Shaw was also one of three people, all members of the International Skating Union’s technical committee, who helped develop a judging system for synchronized skating following the figure skating competition at the Winter Olympics in Salt Lake City in 2002 when gold medals were awarded to two teams in the pairs competition following alleged judge tampering.

“That year was the year I went on the international skating committee with the synchronized skating technical committee,” she said. “It was quite a busy year that year and for about four years after that trying to get the system to work the way you want it to work in trial and error and trying to get it so it was easily understood by all countries.

“You can't put in word that we as Canadians would know, but maybe somebody from a small country would have no idea really what that English word meant. They all have to speak English, but they may not all understand it completely or understand what certain words were.”

After being with the ISU committee for about eight year, Shaw, who’ll turn 80 next month, now concentrates strictly on duties with Skate Canada.

“Up until this day and I'm no longer on the committee because once you turn 70 you cannot officiate internationally any more,” she said. "That's one of their rules and it's been there for a long time. When it went in, people at 70 were not the 50-year-olds that they are today.

“Nobody's ever questioned it and I thought, hmmmm, it's time. I miss it now mind you.”

Three years ago the ISU recognized Shaw’s contributions by naming her a recipient of their Gold Award of Merit.
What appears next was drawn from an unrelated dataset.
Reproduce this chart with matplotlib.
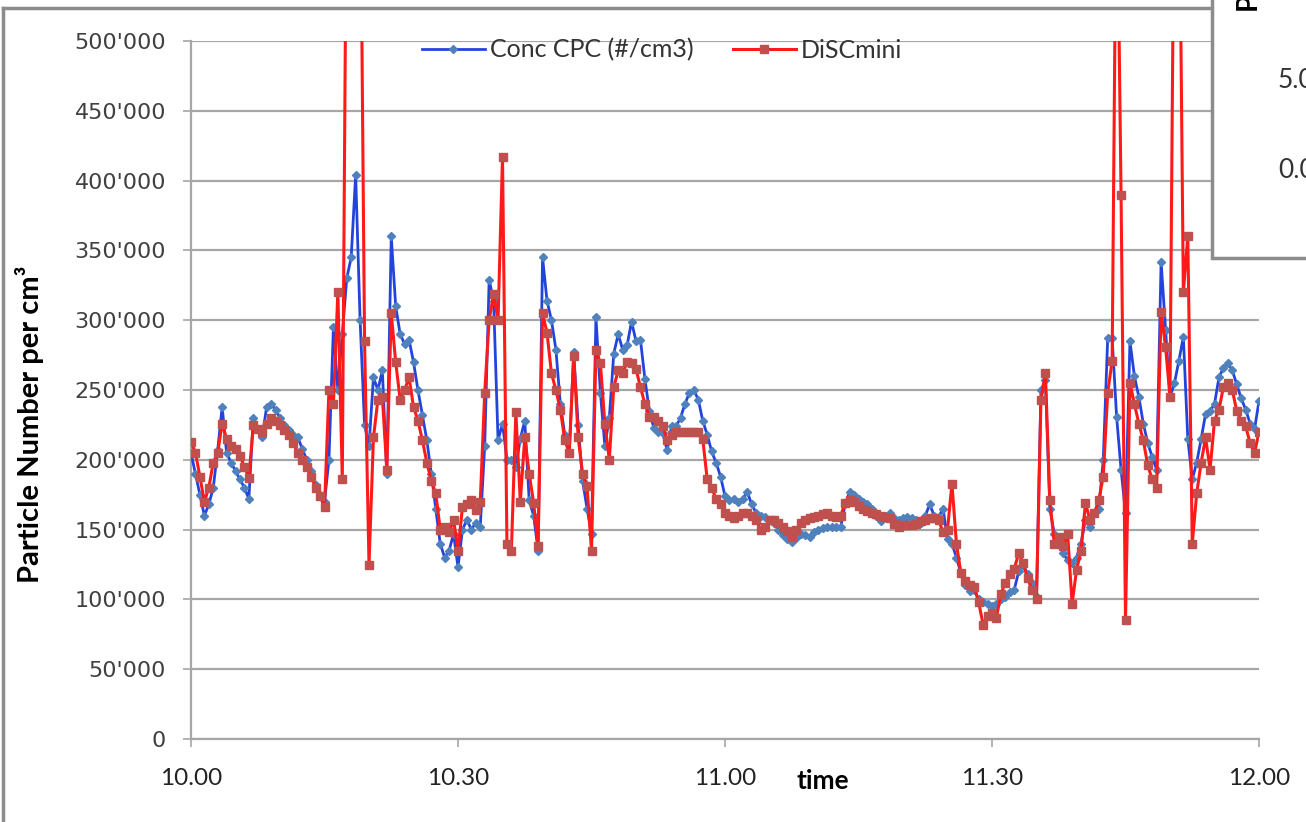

“I was very, very humbled and honoured to receive that,” she said. “There are 18 people who have been given that award and there are four of us from Canada that have been given this award. It's quite an honour.

“It's usually given to ISU office holders or somebody who has done a lot of work in the development of skating. It was a very big honour and I was surprised when I got the letter from the ISU saying that I was going to be nominated for this.”

It really means the world governing body noticed and appreciated the work she did.

“I suppose they had to realize what we were doing because it was so important to the ISU to get this judging system correct,” she said.

“It gives you a feeling that they actually appreciate and have recognized what you have tried to do for the sport and that for me was a very big honour. I was very shocked when I got it because I never thought about ever getting an award from the ISU. I was there to do what I could do to develop the sport. It was very proud that they gave it to me. I shouldn't say that, but I was. I was humbled and I was honoured that I would receive this award.”